- [Given material]
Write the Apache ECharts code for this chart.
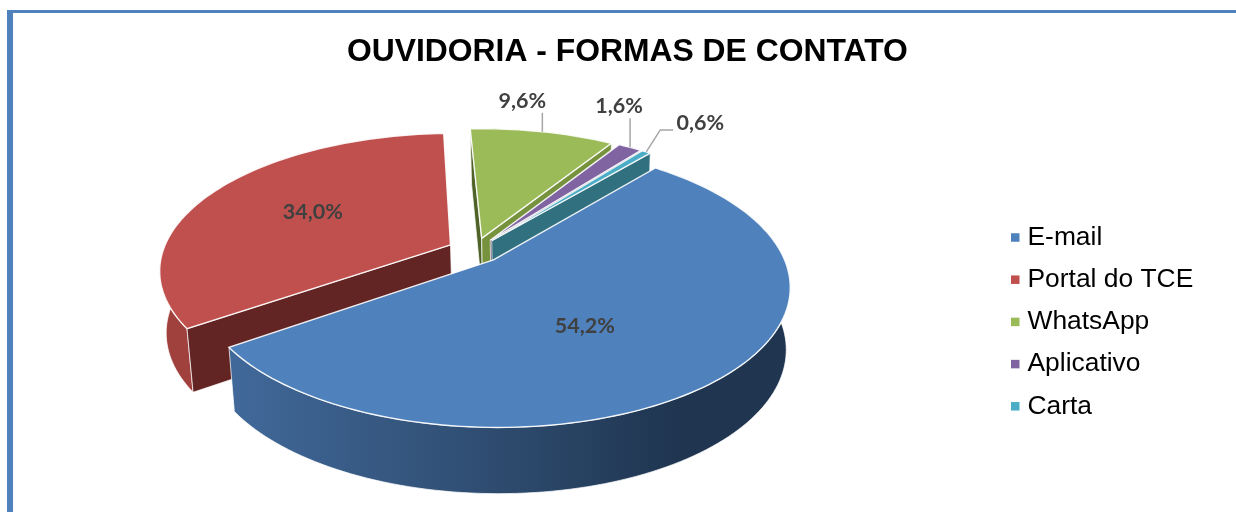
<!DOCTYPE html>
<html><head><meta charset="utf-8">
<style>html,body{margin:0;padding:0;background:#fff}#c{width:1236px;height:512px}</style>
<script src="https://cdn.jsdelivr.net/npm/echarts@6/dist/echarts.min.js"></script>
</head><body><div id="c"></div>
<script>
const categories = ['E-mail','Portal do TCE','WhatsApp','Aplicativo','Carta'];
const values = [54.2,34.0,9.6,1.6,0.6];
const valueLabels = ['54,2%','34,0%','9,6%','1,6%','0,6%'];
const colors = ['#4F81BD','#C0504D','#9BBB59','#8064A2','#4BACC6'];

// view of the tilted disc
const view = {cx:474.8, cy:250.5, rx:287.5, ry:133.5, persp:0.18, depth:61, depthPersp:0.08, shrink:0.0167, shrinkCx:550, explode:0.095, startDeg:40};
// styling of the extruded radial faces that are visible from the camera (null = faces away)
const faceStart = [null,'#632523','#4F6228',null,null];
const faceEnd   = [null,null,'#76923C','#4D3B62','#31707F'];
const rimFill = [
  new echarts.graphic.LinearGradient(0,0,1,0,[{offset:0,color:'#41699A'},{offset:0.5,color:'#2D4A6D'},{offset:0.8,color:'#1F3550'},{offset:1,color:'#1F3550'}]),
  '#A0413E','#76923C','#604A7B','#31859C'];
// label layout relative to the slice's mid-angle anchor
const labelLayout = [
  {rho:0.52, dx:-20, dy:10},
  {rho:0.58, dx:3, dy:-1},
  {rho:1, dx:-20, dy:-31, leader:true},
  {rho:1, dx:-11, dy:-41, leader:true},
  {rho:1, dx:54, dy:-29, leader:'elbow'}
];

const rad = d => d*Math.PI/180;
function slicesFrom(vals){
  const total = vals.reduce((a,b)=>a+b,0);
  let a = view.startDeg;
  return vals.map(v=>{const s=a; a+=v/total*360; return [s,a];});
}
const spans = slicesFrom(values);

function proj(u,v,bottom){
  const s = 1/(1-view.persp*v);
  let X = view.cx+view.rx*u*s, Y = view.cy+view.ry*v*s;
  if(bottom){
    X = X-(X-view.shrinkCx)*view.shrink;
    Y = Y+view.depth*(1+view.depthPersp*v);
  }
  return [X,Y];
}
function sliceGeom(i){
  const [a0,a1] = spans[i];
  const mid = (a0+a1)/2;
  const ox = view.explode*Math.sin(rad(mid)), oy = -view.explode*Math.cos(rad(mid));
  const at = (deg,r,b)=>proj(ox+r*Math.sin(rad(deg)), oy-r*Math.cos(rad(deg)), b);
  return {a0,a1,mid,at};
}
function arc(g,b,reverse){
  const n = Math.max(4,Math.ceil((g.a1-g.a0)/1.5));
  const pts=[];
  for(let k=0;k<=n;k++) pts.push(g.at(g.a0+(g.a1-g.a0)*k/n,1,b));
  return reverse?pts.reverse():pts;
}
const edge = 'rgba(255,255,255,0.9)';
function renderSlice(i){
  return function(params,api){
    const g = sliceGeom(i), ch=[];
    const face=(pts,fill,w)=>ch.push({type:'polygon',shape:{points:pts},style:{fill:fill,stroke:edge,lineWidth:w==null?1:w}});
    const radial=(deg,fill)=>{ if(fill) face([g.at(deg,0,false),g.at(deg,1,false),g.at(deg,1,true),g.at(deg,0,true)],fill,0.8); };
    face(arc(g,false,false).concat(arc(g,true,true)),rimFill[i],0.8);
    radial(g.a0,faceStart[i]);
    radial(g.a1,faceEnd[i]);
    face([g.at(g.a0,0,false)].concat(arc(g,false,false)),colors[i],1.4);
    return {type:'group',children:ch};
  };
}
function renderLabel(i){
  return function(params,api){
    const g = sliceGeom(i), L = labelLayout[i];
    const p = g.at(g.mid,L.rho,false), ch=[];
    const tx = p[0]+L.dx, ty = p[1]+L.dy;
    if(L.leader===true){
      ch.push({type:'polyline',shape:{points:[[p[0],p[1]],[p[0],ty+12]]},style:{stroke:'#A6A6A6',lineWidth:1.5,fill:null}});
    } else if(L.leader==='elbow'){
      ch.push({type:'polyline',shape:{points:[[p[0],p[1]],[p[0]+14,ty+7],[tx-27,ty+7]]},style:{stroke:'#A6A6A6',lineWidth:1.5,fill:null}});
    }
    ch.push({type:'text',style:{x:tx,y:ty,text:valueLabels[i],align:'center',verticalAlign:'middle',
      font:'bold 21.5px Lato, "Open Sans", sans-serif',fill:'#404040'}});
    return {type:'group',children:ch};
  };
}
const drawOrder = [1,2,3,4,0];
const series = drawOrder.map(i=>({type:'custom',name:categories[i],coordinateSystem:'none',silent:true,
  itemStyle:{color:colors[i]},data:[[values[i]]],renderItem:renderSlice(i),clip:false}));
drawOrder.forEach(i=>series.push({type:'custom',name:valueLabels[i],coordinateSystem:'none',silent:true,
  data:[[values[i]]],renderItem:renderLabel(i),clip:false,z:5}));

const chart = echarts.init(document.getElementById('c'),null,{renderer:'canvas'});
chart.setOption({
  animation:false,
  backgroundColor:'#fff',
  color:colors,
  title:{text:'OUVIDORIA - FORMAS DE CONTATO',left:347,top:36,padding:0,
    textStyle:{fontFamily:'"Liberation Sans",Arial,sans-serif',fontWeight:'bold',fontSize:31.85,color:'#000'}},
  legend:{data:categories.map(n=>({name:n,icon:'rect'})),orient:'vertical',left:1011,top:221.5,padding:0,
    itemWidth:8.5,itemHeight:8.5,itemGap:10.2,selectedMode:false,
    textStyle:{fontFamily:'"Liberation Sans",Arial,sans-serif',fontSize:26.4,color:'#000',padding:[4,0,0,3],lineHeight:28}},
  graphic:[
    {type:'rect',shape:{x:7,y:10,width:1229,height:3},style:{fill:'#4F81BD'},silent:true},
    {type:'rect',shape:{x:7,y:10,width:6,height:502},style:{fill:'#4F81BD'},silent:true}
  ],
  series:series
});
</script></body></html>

- [Written exercise] Output an exact copy of the material, with the pictures removed.

- [Task answer]
Write the Apache ECharts code for this chart.
<!DOCTYPE html>
<html><head><meta charset="utf-8">
<style>html,body{margin:0;padding:0;background:#fff}#c{width:1236px;height:512px}</style>
<script src="https://cdn.jsdelivr.net/npm/echarts@6/dist/echarts.min.js"></script>
</head><body><div id="c"></div>
<script>
const categories = ['E-mail','Portal do TCE','WhatsApp','Aplicativo','Carta'];
const values = [54.2,34.0,9.6,1.6,0.6];
const valueLabels = ['54,2%','34,0%','9,6%','1,6%','0,6%'];
const colors = ['#4F81BD','#C0504D','#9BBB59','#8064A2','#4BACC6'];

// view of the tilted disc
const view = {cx:474.8, cy:250.5, rx:287.5, ry:133.5, persp:0.18, depth:61, depthPersp:0.08, shrink:0.0167, shrinkCx:550, explode:0.095, startDeg:40};
// styling of the extruded radial faces that are visible from the camera (null = faces away)
const faceStart = [null,'#632523','#4F6228',null,null];
const faceEnd   = [null,null,'#76923C','#4D3B62','#31707F'];
const rimFill = [
  new echarts.graphic.LinearGradient(0,0,1,0,[{offset:0,color:'#41699A'},{offset:0.5,color:'#2D4A6D'},{offset:0.8,color:'#1F3550'},{offset:1,color:'#1F3550'}]),
  '#A0413E','#76923C','#604A7B','#31859C'];
// label layout relative to the slice's mid-angle anchor
const labelLayout = [
  {rho:0.52, dx:-20, dy:10},
  {rho:0.58, dx:3, dy:-1},
  {rho:1, dx:-20, dy:-31, leader:true},
  {rho:1, dx:-11, dy:-41, leader:true},
  {rho:1, dx:54, dy:-29, leader:'elbow'}
];

const rad = d => d*Math.PI/180;
function slicesFrom(vals){
  const total = vals.reduce((a,b)=>a+b,0);
  let a = view.startDeg;
  return vals.map(v=>{const s=a; a+=v/total*360; return [s,a];});
}
const spans = slicesFrom(values);

function proj(u,v,bottom){
  const s = 1/(1-view.persp*v);
  let X = view.cx+view.rx*u*s, Y = view.cy+view.ry*v*s;
  if(bottom){
    X = X-(X-view.shrinkCx)*view.shrink;
    Y = Y+view.depth*(1+view.depthPersp*v);
  }
  return [X,Y];
}
function sliceGeom(i){
  const [a0,a1] = spans[i];
  const mid = (a0+a1)/2;
  const ox = view.explode*Math.sin(rad(mid)), oy = -view.explode*Math.cos(rad(mid));
  const at = (deg,r,b)=>proj(ox+r*Math.sin(rad(deg)), oy-r*Math.cos(rad(deg)), b);
  return {a0,a1,mid,at};
}
function arc(g,b,reverse){
  const n = Math.max(4,Math.ceil((g.a1-g.a0)/1.5));
  const pts=[];
  for(let k=0;k<=n;k++) pts.push(g.at(g.a0+(g.a1-g.a0)*k/n,1,b));
  return reverse?pts.reverse():pts;
}
const edge = 'rgba(255,255,255,0.9)';
function renderSlice(i){
  return function(params,api){
    const g = sliceGeom(i), ch=[];
    const face=(pts,fill,w)=>ch.push({type:'polygon',shape:{points:pts},style:{fill:fill,stroke:edge,lineWidth:w==null?1:w}});
    const radial=(deg,fill)=>{ if(fill) face([g.at(deg,0,false),g.at(deg,1,false),g.at(deg,1,true),g.at(deg,0,true)],fill,0.8); };
    face(arc(g,false,false).concat(arc(g,true,true)),rimFill[i],0.8);
    radial(g.a0,faceStart[i]);
    radial(g.a1,faceEnd[i]);
    face([g.at(g.a0,0,false)].concat(arc(g,false,false)),colors[i],1.4);
    return {type:'group',children:ch};
  };
}
function renderLabel(i){
  return function(params,api){
    const g = sliceGeom(i), L = labelLayout[i];
    const p = g.at(g.mid,L.rho,false), ch=[];
    const tx = p[0]+L.dx, ty = p[1]+L.dy;
    if(L.leader===true){
      ch.push({type:'polyline',shape:{points:[[p[0],p[1]],[p[0],ty+12]]},style:{stroke:'#A6A6A6',lineWidth:1.5,fill:null}});
    } else if(L.leader==='elbow'){
      ch.push({type:'polyline',shape:{points:[[p[0],p[1]],[p[0]+14,ty+7],[tx-27,ty+7]]},style:{stroke:'#A6A6A6',lineWidth:1.5,fill:null}});
    }
    ch.push({type:'text',style:{x:tx,y:ty,text:valueLabels[i],align:'center',verticalAlign:'middle',
      font:'bold 21.5px Lato, "Open Sans", sans-serif',fill:'#404040'}});
    return {type:'group',children:ch};
  };
}
const drawOrder = [1,2,3,4,0];
const series = drawOrder.map(i=>({type:'custom',name:categories[i],coordinateSystem:'none',silent:true,
  itemStyle:{color:colors[i]},data:[[values[i]]],renderItem:renderSlice(i),clip:false}));
drawOrder.forEach(i=>series.push({type:'custom',name:valueLabels[i],coordinateSystem:'none',silent:true,
  data:[[values[i]]],renderItem:renderLabel(i),clip:false,z:5}));

const chart = echarts.init(document.getElementById('c'),null,{renderer:'canvas'});
chart.setOption({
  animation:false,
  backgroundColor:'#fff',
  color:colors,
  title:{text:'OUVIDORIA - FORMAS DE CONTATO',left:347,top:36,padding:0,
    textStyle:{fontFamily:'"Liberation Sans",Arial,sans-serif',fontWeight:'bold',fontSize:31.85,color:'#000'}},
  legend:{data:categories.map(n=>({name:n,icon:'rect'})),orient:'vertical',left:1011,top:221.5,padding:0,
    itemWidth:8.5,itemHeight:8.5,itemGap:10.2,selectedMode:false,
    textStyle:{fontFamily:'"Liberation Sans",Arial,sans-serif',fontSize:26.4,color:'#000',padding:[4,0,0,3],lineHeight:28}},
  graphic:[
    {type:'rect',shape:{x:7,y:10,width:1229,height:3},style:{fill:'#4F81BD'},silent:true},
    {type:'rect',shape:{x:7,y:10,width:6,height:502},style:{fill:'#4F81BD'},silent:true}
  ],
  series:series
});
</script></body></html>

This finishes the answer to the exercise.